Abstract: Sequencing across species and across individuals is proceeding at an extremely rapid pace, and the resulting explosion of genomic data is becoming difficult to manage. As the field moves from a data-poor to a data-rich science, many statistical and algorithmic approaches in bioinformatics need to be redesigned in order to scale with the data. At the same time, breakthroughs in computer system design can be achieved by considering how features of big biological data, and especially genomic sequence data, can inspire new computational platforms.
At Illinois, we have begun to explore this relationship by bringing together nearly 50 faculty including genomic biologists, statisticians, bioinformatics specialists, computer systems designers, leaders in data mining and information retrieval, visualization experts, and algorithms researchers. From this larger group, smaller interdisciplinary groups have begun to form. At the center of this effort is a four-year, NSF-funded effort to develop an instrument (CompGen) that adopts a hardware-software co-design approach, driven by the research of the group as a whole. We believe that such an interdisciplinary approach coupled with machine building will lead to major advances in scientific understanding through a combination of improved statistical models, algorithmic advances, efficient parallel computation, innovative hardware extensions, and genomic data management.

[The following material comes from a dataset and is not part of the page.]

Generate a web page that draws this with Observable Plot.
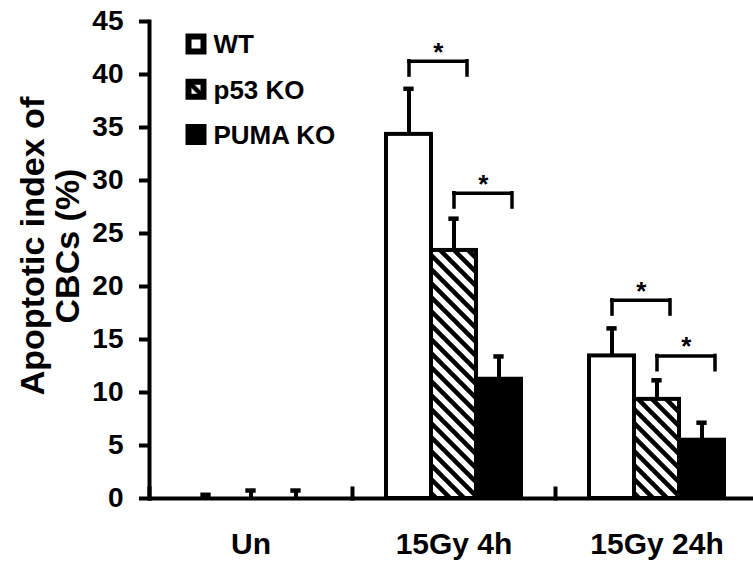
<!DOCTYPE html>
<html><head><meta charset="utf-8">
<script src="https://cdn.jsdelivr.net/npm/d3@7"></script>
<script src="https://cdn.jsdelivr.net/npm/@observablehq/plot@0.6"></script>
<style>body{margin:0;background:#fff}</style>
</head><body><div id="chart"></div>
<script>
// ---- data ----
const groups = ["Un", "15Gy 4h", "15Gy 24h"];
const series = ["WT", "p53 KO", "PUMA KO"];
const wtMean = [0, 34.35, 13.45];
const wtErr = [0.35, 4.3, 2.6];
const p53Mean = [0, 23.4, 9.35];
const p53Err = [0.75, 3.0, 1.8];
const pumaMean = [0, 11.25, 5.5];
const pumaErr = [0.75, 2.15, 1.65];
const yTicks = [0, 5, 10, 15, 20, 25, 30, 35, 40, 45];
const yLabel = "Apoptotic index of\nCBCs (%)";
const bracketGroup = ["15Gy 4h", "15Gy 4h", "15Gy 24h", "15Gy 24h"];
const bracketFrom = ["WT", "p53 KO", "WT", "p53 KO"];
const bracketTo = ["p53 KO", "PUMA KO", "p53 KO", "PUMA KO"];
const bracketTop = [41.25, 28.8, 18.7, 13.45];
const bracketLabel = ["*", "*", "*", "*"];
const legLength = 1.35;

// ---- layout ----
const W = 753, H = 564, mL = 148, mR = -5, mT = 21, mB = 66;
const facetW = (W - mL - mR) / groups.length;
const padOuter = 0.725;
const bw = facetW / (series.length + 2 * padOuter);
const plotH = H - mT - mB;
const ext = 13;
const fills = ["white", "url(#hatch)", "black"];

const means = [wtMean, p53Mean, pumaMean];
const errs = [wtErr, p53Err, pumaErr];
const rows = [];
groups.forEach((g, gi) => series.forEach((s, si) => rows.push({group: g, series: s, value: means[si][gi], upper: means[si][gi] + errs[si][gi]})));
const barRows = rows.filter(d => d.value > 0);
const brackets = bracketGroup.map((g, i) => ({group: g, from: bracketFrom[i], to: bracketTo[i], top: bracketTop[i], bottom: bracketTop[i] - legLength, label: bracketLabel[i]}));

const legendMarks = [];
series.forEach((s, i) => {
  const dy = 22.5 + i * 45.3;
  legendMarks.push(Plot.dot([groups[0]], {fx: d => d, frameAnchor: "top-left", dx: 46.5, dy, symbol: "square", r: 8.46, fill: fills[i], stroke: "black", strokeWidth: 6}));
  legendMarks.push(Plot.text([s], {fx: () => groups[0], text: d => d, frameAnchor: "top-left", dx: 64, dy: dy + 1, textAnchor: "start", lineAnchor: "middle", fontSize: 26}));
});

const svg = Plot.plot({
  width: W, height: H, marginLeft: mL, marginRight: mR, marginTop: mT, marginBottom: mB,
  style: {fontFamily: "'Liberation Sans', Arial, sans-serif", fontWeight: "bold", background: "white", color: "black"},
  fx: {domain: groups, padding: 0, label: null},
  x: {domain: series, paddingInner: 0, paddingOuter: padOuter, axis: null},
  y: {domain: [0, 45], label: null},
  color: {domain: series, range: fills},
  marks: [
    Plot.axisY({ticks: yTicks, tickSize: 10, tickPadding: 16, fontSize: 28, strokeWidth: 4, label: null}),
    Plot.axisFx({anchor: "bottom", tickSize: 0, tickPadding: 34, fontSize: 30, label: null}),
    Plot.ruleX(rows, {fx: "group", x: "series", y1: "value", y2: "upper", strokeWidth: 4}),
    Plot.tickY(rows, {fx: "group", x: "series", y: "upper", strokeWidth: 4.5, insetLeft: (bw - 11) / 2, insetRight: (bw - 11) / 2}),
    Plot.barY(barRows, {fx: "group", x: "series", y: "value", fill: "series", stroke: "black", strokeWidth: 4}),
    Plot.ruleY([0], {strokeWidth: 4}),
    Plot.frame({anchor: "left", insetTop: plotH - 10, strokeWidth: 4}),
    Plot.frame({anchor: "left", facet: "super", strokeWidth: 4}),
    Plot.ruleY(brackets, {fx: "group", x1: "from", x2: "to", y: "top", insetLeft: bw / 2, insetRight: bw / 2 - ext, strokeWidth: 3.5, strokeLinecap: "square"}),
    Plot.ruleX(brackets, {fx: "group", x: "from", y1: "bottom", y2: "top", strokeWidth: 3.5, strokeLinecap: "square"}),
    Plot.ruleX(brackets, {fx: "group", x: "to", y1: "bottom", y2: "top", dx: ext, strokeWidth: 3.5, strokeLinecap: "square"}),
    Plot.text(brackets, {fx: "group", x: "from", y: "top", text: "label", dx: (bw + ext) / 2, dy: -9, fontSize: 26, lineAnchor: "middle"}),
    Plot.text([yLabel], {fx: () => groups[0], text: d => d, frameAnchor: "left", rotate: -90, dx: -99, dy: -14, fontSize: 34, lineAnchor: "middle", textAnchor: "middle", lineHeight: 1.03}),
    ...legendMarks
  ]
});

d3.select(svg).insert("defs", ":first-child").html(
  '<pattern id="hatch" patternUnits="userSpaceOnUse" width="14" height="14">' +
  '<rect width="14" height="14" fill="white"/>' +
  '<path d="M0,0L14,14M-7,7L7,21M7,-7L21,7" stroke="black" stroke-width="4.5"/></pattern>'
);
document.getElementById("chart").appendChild(svg);
</script></body></html>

The CompGen instrument will provide a playground in which researchers can manage and process genomic information and while pursuing algorithm development and integration with system design. The instrument will incorporate emerging computer technologies such as die-stacked and non-volatile memory technologies as well as accelerators (GPUs, FPGAs, APUs). Instrument development will focus on reduction of data volume, optimization of storage hierarchy, identification and implementation of computational primitives, data visualization, mathematical toolkit optimization, and performance and reliability assessment. These developments will lead to new computational structures and hardware/software architectures that can be incorporated into hierarchical databases as well as heterogeneous processors for data analysis, compression, and optimization.
In this talk, I will discuss some of the goals and directions that we are pursuing in the broader group at Illinois, give some preliminary results from projects we have started around this effort, and discuss some possible connections with interests at ADSC.
Biography: Steve Lumetta is an Associate Professor of Electrical and Computer Engineering, an Affiliate Associate Professor of Computer Science, and a Research Associate Professor in the Coordinated Science Laboratory at the University of Illinois at Urbana-Champaign. He is leading UIUC’s effort to develop a next-generation computation genomics platform, and is one of the leaders in the broader effort to develop high-impact interdisciplinary research as well as industrial collaborations (see compgen.illinois.edu). Prof. Lumetta’s earlier research work includes high-performance networking and computing, computer system architecture, digital system testing, and optical network architecture. Prof. Lumetta holds an AB in Physics, an MS in Computer Science, and a PhD in Computer Science, all from the University of California at Berkeley.